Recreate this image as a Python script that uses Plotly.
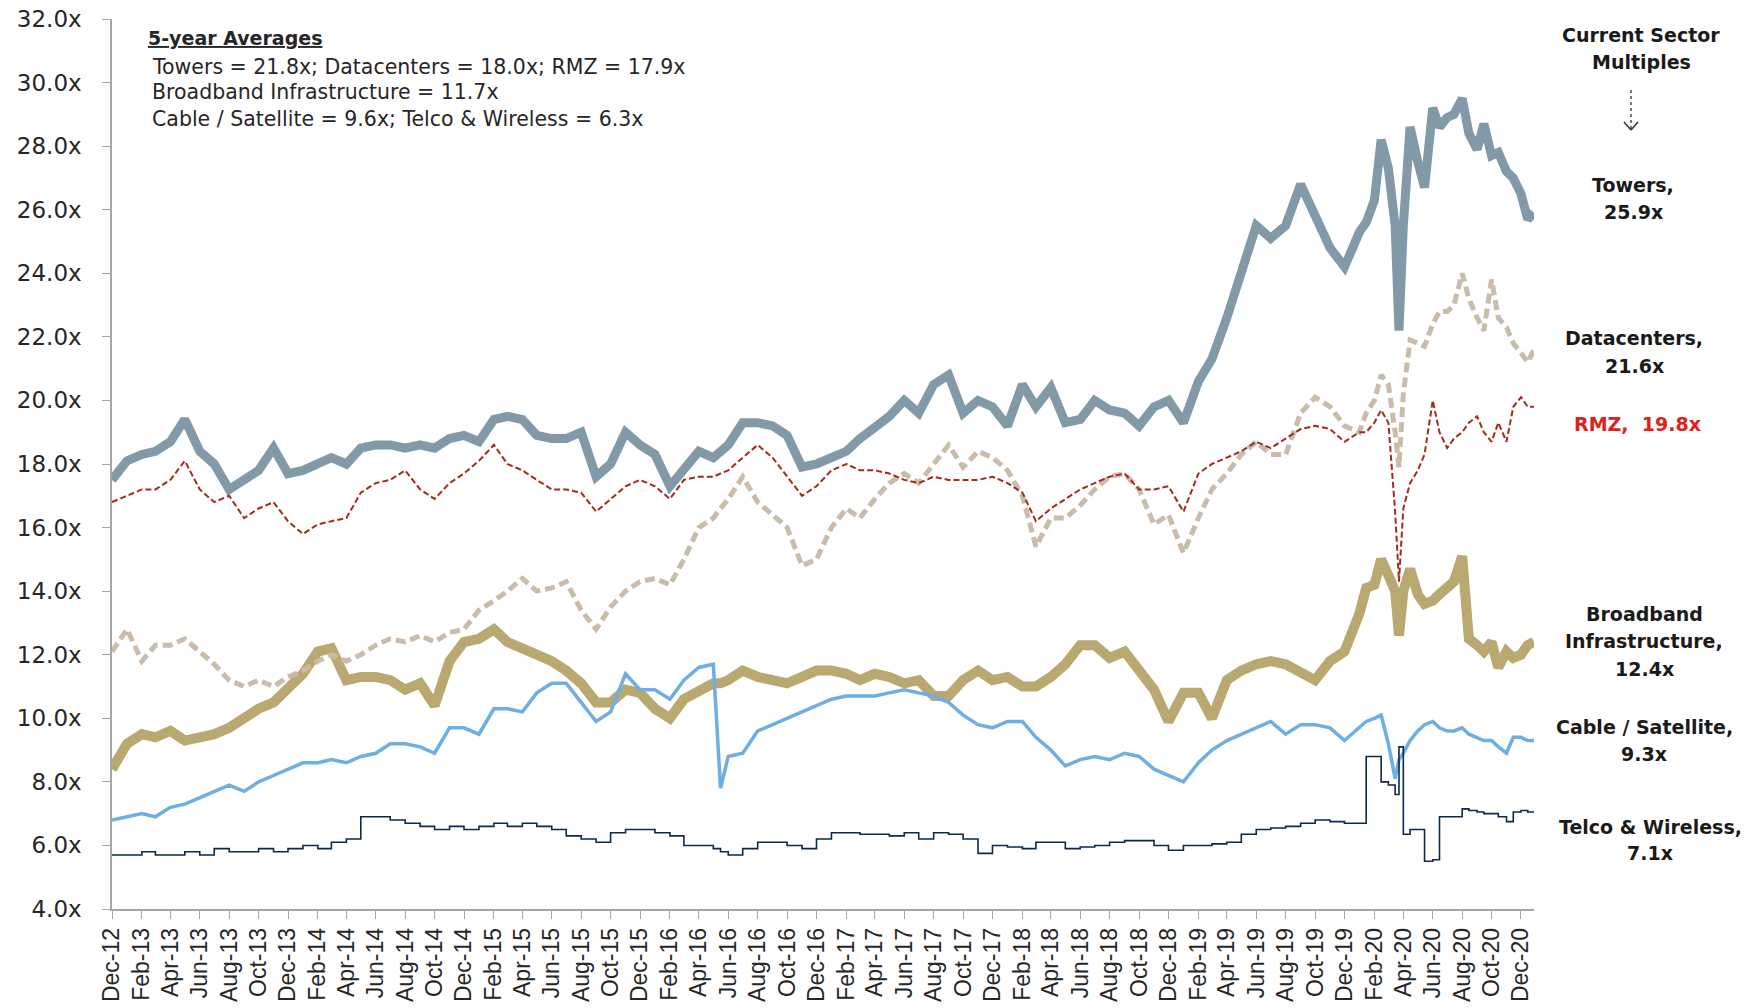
import pandas as pd
import plotly.graph_objects as go

# ---------------- dates (x categories) ----------------
monthly = list(pd.date_range("2012-12-01", "2019-12-01", freq="MS"))
semi_2020 = list(pd.date_range("2020-01-01", "2020-12-15", freq="SMS"))
extra = [pd.Timestamp("2016-05-16"), pd.Timestamp("2020-03-23"), pd.Timestamp("2020-12-28")]
dates = sorted(monthly + semi_2020 + extra)

# ---------------- series values (EV/EBITDA multiples, x) ----------------
towers = [
    17.5, 18.1, 18.3, 18.4, 18.7, 19.4, 18.4, 18.0, 17.2, 17.5, 17.8, 18.5, 17.7,
    17.8, 18.0, 18.2, 18.0, 18.5, 18.6, 18.6, 18.5, 18.6, 18.5, 18.8, 18.9,
    18.7, 19.4, 19.5, 19.4, 18.9, 18.8, 18.8, 19.0, 17.6, 18.0, 19.0, 18.6,
    18.3, 17.3, 17.8, 18.4, 18.2, 18.4, 18.6, 19.3, 19.3, 19.2, 18.9, 17.9, 18.0,
    18.2, 18.4, 18.8, 19.2, 19.5, 20.0, 19.6, 20.5, 20.8, 19.6, 20.0, 19.8,
    19.2, 20.5, 19.8, 20.4, 19.3, 19.4, 20.0, 19.7, 19.6, 19.2, 19.8, 20.0,
    19.3, 20.6, 21.3, 22.6, 24.0, 25.5, 25.1, 25.5, 26.8, 25.8, 24.8, 24.2,
    25.3, 25.6, 26.3, 28.2, 27.3, 25.5, 22.2, 25.5, 28.6, 27.5, 26.7, 29.2, 28.6,
    28.9, 29.0, 29.5, 28.4, 27.9, 28.7, 27.7, 27.8, 27.2, 27.0, 26.5, 25.7, 25.9,
]
datacenters = [
    12.1, 12.8, 11.8, 12.3, 12.3, 12.5, 12.1, 11.7, 11.2, 11.0, 11.2, 11.0, 11.3,
    11.5, 11.8, 12.0, 11.8, 12.0, 12.3, 12.5, 12.4, 12.6, 12.4, 12.7, 12.8,
    13.4, 13.7, 14.0, 14.4, 14.0, 14.1, 14.3, 13.4, 12.8, 13.5, 14.0, 14.3,
    14.4, 14.2, 15.0, 16.0, 16.3, 16.6, 16.9, 17.6, 16.8, 16.4, 16.0, 14.8, 15.0,
    16.0, 16.6, 16.3, 16.9, 17.4, 17.7, 17.4, 18.0, 18.6, 17.9, 18.4, 18.2,
    17.8, 17.0, 15.4, 16.3, 16.3, 16.7, 17.2, 17.6, 17.7, 17.2, 16.1, 16.4,
    15.2, 16.3, 17.2, 17.7, 18.3, 18.7, 18.3, 18.3, 19.6, 20.1, 19.8, 19.2,
    19.0, 19.6, 20.0, 20.8, 20.5, 19.0, 17.9, 20.2, 21.9, 21.8, 21.7, 22.4, 22.8,
    22.8, 23.0, 24.0, 23.2, 22.6, 22.2, 23.8, 22.6, 22.3, 21.8, 21.5, 21.2, 21.6,
]
rmz = [
    16.8, 17.0, 17.2, 17.2, 17.5, 18.1, 17.2, 16.8, 17.0, 16.3, 16.6, 16.8, 16.2,
    15.8, 16.1, 16.2, 16.3, 17.1, 17.4, 17.5, 17.8, 17.2, 16.9, 17.4, 17.7,
    18.1, 18.6, 18.0, 17.8, 17.5, 17.2, 17.2, 17.1, 16.5, 16.9, 17.3, 17.5,
    17.3, 16.9, 17.5, 17.6, 17.6, 17.7, 17.8, 18.2, 18.6, 18.2, 17.6, 17.0, 17.3,
    17.8, 18.0, 17.8, 17.8, 17.7, 17.5, 17.4, 17.6, 17.5, 17.5, 17.5, 17.6,
    17.4, 17.1, 16.2, 16.6, 16.9, 17.2, 17.4, 17.6, 17.7, 17.2, 17.2, 17.3,
    16.5, 17.7, 18.0, 18.2, 18.4, 18.7, 18.5, 18.8, 19.1, 19.2, 19.1, 18.7,
    19.0, 19.0, 19.3, 19.7, 19.3, 16.5, 14.3, 16.6, 17.4, 17.8, 18.3, 20.0, 19.0,
    18.5, 18.8, 19.0, 19.3, 19.5, 19.0, 18.7, 19.3, 18.7, 19.8, 20.1, 19.8, 19.8,
]
broadband = [
    8.4, 9.2, 9.5, 9.4, 9.6, 9.3, 9.4, 9.5, 9.7, 10.0, 10.3, 10.5, 10.9,
    11.4, 12.1, 12.2, 11.2, 11.3, 11.3, 11.2, 10.9, 11.1, 10.4, 11.8, 12.4,
    12.5, 12.8, 12.4, 12.2, 12.0, 11.8, 11.5, 11.1, 10.5, 10.5, 10.9, 10.8,
    10.3, 10.0, 10.6, 10.9, 11.1, 11.1, 11.2, 11.5, 11.3, 11.2, 11.1, 11.3, 11.5,
    11.5, 11.4, 11.2, 11.4, 11.3, 11.1, 11.2, 10.7, 10.7, 11.2, 11.5, 11.2,
    11.3, 11.0, 11.0, 11.3, 11.7, 12.3, 12.3, 11.9, 12.1, 11.5, 10.9, 9.9,
    10.8, 10.8, 10.0, 11.2, 11.5, 11.7, 11.8, 11.7, 11.4, 11.2, 11.8, 12.1,
    13.3, 14.1, 14.2, 15.0, 14.5, 14.0, 12.6, 14.0, 14.7, 13.9, 13.6, 13.7, 13.9,
    14.1, 14.3, 15.1, 12.5, 12.3, 12.1, 12.4, 11.6, 12.1, 11.9, 12.0, 12.3, 12.4,
]
cable = [
    6.8, 6.9, 7.0, 6.9, 7.2, 7.3, 7.5, 7.7, 7.9, 7.7, 8.0, 8.2, 8.4,
    8.6, 8.6, 8.7, 8.6, 8.8, 8.9, 9.2, 9.2, 9.1, 8.9, 9.7, 9.7,
    9.5, 10.3, 10.3, 10.2, 10.8, 11.1, 11.1, 10.5, 9.9, 10.2, 11.4, 10.9,
    10.9, 10.6, 11.2, 11.6, 11.7, 7.8, 8.8, 8.9, 9.6, 9.8, 10.0, 10.2, 10.4,
    10.6, 10.7, 10.7, 10.7, 10.8, 10.9, 10.8, 10.7, 10.5, 10.1, 9.8, 9.7,
    9.9, 9.9, 9.4, 9.0, 8.5, 8.7, 8.8, 8.7, 8.9, 8.8, 8.4, 8.2,
    8.0, 8.6, 9.0, 9.3, 9.5, 9.7, 9.9, 9.5, 9.8, 9.8, 9.7, 9.3,
    9.7, 9.9, 10.0, 10.1, 9.2, 8.1, 8.7, 8.9, 9.3, 9.6, 9.8, 9.9, 9.7,
    9.6, 9.6, 9.7, 9.5, 9.4, 9.3, 9.3, 9.1, 8.9, 9.4, 9.4, 9.3, 9.3,
]
telco = [
    5.7, 5.7, 5.8, 5.7, 5.7, 5.8, 5.7, 5.9, 5.8, 5.8, 5.9, 5.8, 5.9,
    6.0, 5.9, 6.1, 6.2, 6.9, 6.9, 6.8, 6.7, 6.6, 6.5, 6.6, 6.5,
    6.6, 6.7, 6.6, 6.7, 6.6, 6.5, 6.3, 6.2, 6.1, 6.4, 6.5, 6.5,
    6.4, 6.3, 6.0, 6.0, 5.9, 5.8, 5.7, 5.9, 6.1, 6.1, 6.0, 5.9, 6.2,
    6.4, 6.4, 6.35, 6.35, 6.3, 6.4, 6.2, 6.4, 6.35, 6.2, 5.75, 6.0,
    5.95, 5.9, 6.1, 6.1, 5.9, 5.95, 6.0, 6.1, 6.15, 6.15, 6.0, 5.85,
    6.0, 6.0, 6.05, 6.1, 6.35, 6.5, 6.55, 6.6, 6.7, 6.8, 6.75, 6.7,
    6.7, 8.8, 8.8, 8.0, 7.9, 7.6, 9.1, 6.35, 6.5, 6.5, 5.5, 5.55, 6.9,
    6.9, 6.9, 7.15, 7.1, 7.05, 7.0, 7.0, 6.9, 6.75, 7.05, 7.1, 7.05, 7.05,
]

for s in (towers, datacenters, rmz, broadband, cable, telco):
    assert len(s) == len(dates), (len(s), len(dates))

# ---------------- text ----------------
avg_title = "5-year Averages"
avg_lines = [
    "Towers = 21.8x; Datacenters = 18.0x; RMZ = 17.9x",
    "Broadband Infrastructure = 11.7x",
    "Cable / Satellite = 9.6x; Telco & Wireless = 6.3x",
]

# ---------------- figure geometry (page pixels; body margin removed) ----------------
W, H = 1756, 1008
PL, PR, PT, PB = 112, 1534, 19, 909  # plot area edges


def px_x(X):
    return (X - PL) / (PR - PL)


def px_y(Y):
    return (PB - Y) / (PB - PT)


fig = go.Figure()

series = [
    ("Broadband Infrastructure", broadband, "#B9A870", 10, "solid", "linear"),
    ("Datacenters", datacenters, "#C9BCAA", 5, "10px,5px", "linear"),
    ("Towers", towers, "#8299A8", 9, "solid", "linear"),
    ("Cable / Satellite", cable, "#6DAEE3", 3.5, "solid", "linear"),
    ("RMZ", rmz, "#A52A1A", 2, "6px,3px", "linear"),
    ("Telco & Wireless", telco, "#0C2A4C", 1.6, "solid", "hv"),
]
for name, vals, color, width, dash, shape in series:
    fig.add_trace(go.Scatter(
        x=dates, y=vals, name=name, mode="lines",
        line=dict(color=color, width=width, dash=dash, shape=shape),
        hoverinfo="skip", showlegend=False,
    ))

axis_col = "#A6A6A6"
fig.update_layout(
    width=W, height=H,
    margin=dict(l=PL, r=W - PR, t=PT, b=H - PB, autoexpand=False),
    paper_bgcolor="white", plot_bgcolor="white",
    font=dict(family="DejaVu Sans", color="#262626"),
    showlegend=False,
)
fig.update_xaxes(
    type="date", range=["2012-12-01", "2020-12-28"],
    tick0="2012-12-01", dtick="M2", tickformat="%b-%y", tickangle=-90,
    showline=True, linecolor=axis_col, linewidth=1.5,
    ticks="outside", ticklen=8, tickcolor=axis_col, tickwidth=1.2,
    showgrid=False, zeroline=False, automargin=False,
    tickfont=dict(family="Liberation Sans", size=23, color="#262626"),
)
fig.update_yaxes(
    range=[4, 32], dtick=2, tick0=4, tickformat=".1f", ticksuffix="x",
    showline=True, linecolor=axis_col, linewidth=1.5,
    ticks="outside", ticklen=8, tickcolor=axis_col, tickwidth=1.2,
    showgrid=False, zeroline=False, automargin=False, ticklabelstandoff=16,
    ticklabeloverflow="allow",
    tickfont=dict(family="DejaVu Sans", size=23, color="#262626"),
)

ann = []
ann.append(dict(text="<b><u>" + avg_title + "</u></b>", x=px_x(146), y=px_y(38),
                font=dict(size=19, family="DejaVu Sans", color="#262626")))
for i, line in enumerate(avg_lines):
    ann.append(dict(text=line, x=px_x(150), y=px_y([67, 92, 119][i]),
                    font=dict(size=20.5, family="DejaVu Sans", color="#262626")))
for a in ann:
    a.update(xref="paper", yref="paper", xanchor="left", yanchor="middle", showarrow=False)

right_labels = [
    ("Current Sector", 1641, 35, "#1a1a1a"),
    ("Multiples", 1641, 62, "#1a1a1a"),
    ("Towers,", 1633, 185, "#1a1a1a"),
    ("25.9x", 1633, 212, "#1a1a1a"),
    ("Datacenters,", 1634, 338, "#1a1a1a"),
    ("21.6x", 1634, 366, "#1a1a1a"),
    ("RMZ,  19.8x", 1637, 424, "#E0201B"),
    ("Broadband", 1644, 614, "#1a1a1a"),
    ("Infrastructure,", 1644, 641, "#1a1a1a"),
    ("12.4x", 1644, 669, "#1a1a1a"),
    ("Cable / Satellite,", 1644, 727, "#1a1a1a"),
    ("9.3x", 1644, 754, "#1a1a1a"),
    ("Telco & Wireless,", 1650, 827, "#1a1a1a"),
    ("7.1x", 1650, 853, "#1a1a1a"),
]
for txt, X, Y, col in right_labels:
    ann.append(dict(text="<b>" + txt + "</b>", x=px_x(X), y=px_y(Y),
                    xref="paper", yref="paper", xanchor="center", yanchor="middle",
                    showarrow=False, font=dict(size=19, family="DejaVu Sans", color=col)))
fig.update_layout(annotations=ann)

# dashed arrow under "Current Sector Multiples"
ax = 1631
fig.add_shape(type="line", xref="paper", yref="paper",
              x0=px_x(ax), x1=px_x(ax), y0=px_y(90), y1=px_y(129),
              line=dict(color="#333333", width=1.3, dash="3px,3px"))
fig.add_shape(type="line", xref="paper", yref="paper",
              x0=px_x(ax - 7), x1=px_x(ax), y0=px_y(122), y1=px_y(130),
              line=dict(color="#333333", width=1.5))
fig.add_shape(type="line", xref="paper", yref="paper",
              x0=px_x(ax + 7), x1=px_x(ax), y0=px_y(122), y1=px_y(130),
              line=dict(color="#333333", width=1.5))

fig.write_html(
    "out.html",
    config={"displayModeBar": False},
    post_script="document.body.style.margin='0px';document.body.style.overflow='hidden';",
)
☆ ☆ ☆
Give back exactly the lines from the first line of the data through the line with "dates = sorted(monthly + semi_2020 + extra)", pictures excluded.

Recreate this image as a Python script that uses Plotly.
import pandas as pd
import plotly.graph_objects as go

# ---------------- dates (x categories) ----------------
monthly = list(pd.date_range("2012-12-01", "2019-12-01", freq="MS"))
semi_2020 = list(pd.date_range("2020-01-01", "2020-12-15", freq="SMS"))
extra = [pd.Timestamp("2016-05-16"), pd.Timestamp("2020-03-23"), pd.Timestamp("2020-12-28")]
dates = sorted(monthly + semi_2020 + extra)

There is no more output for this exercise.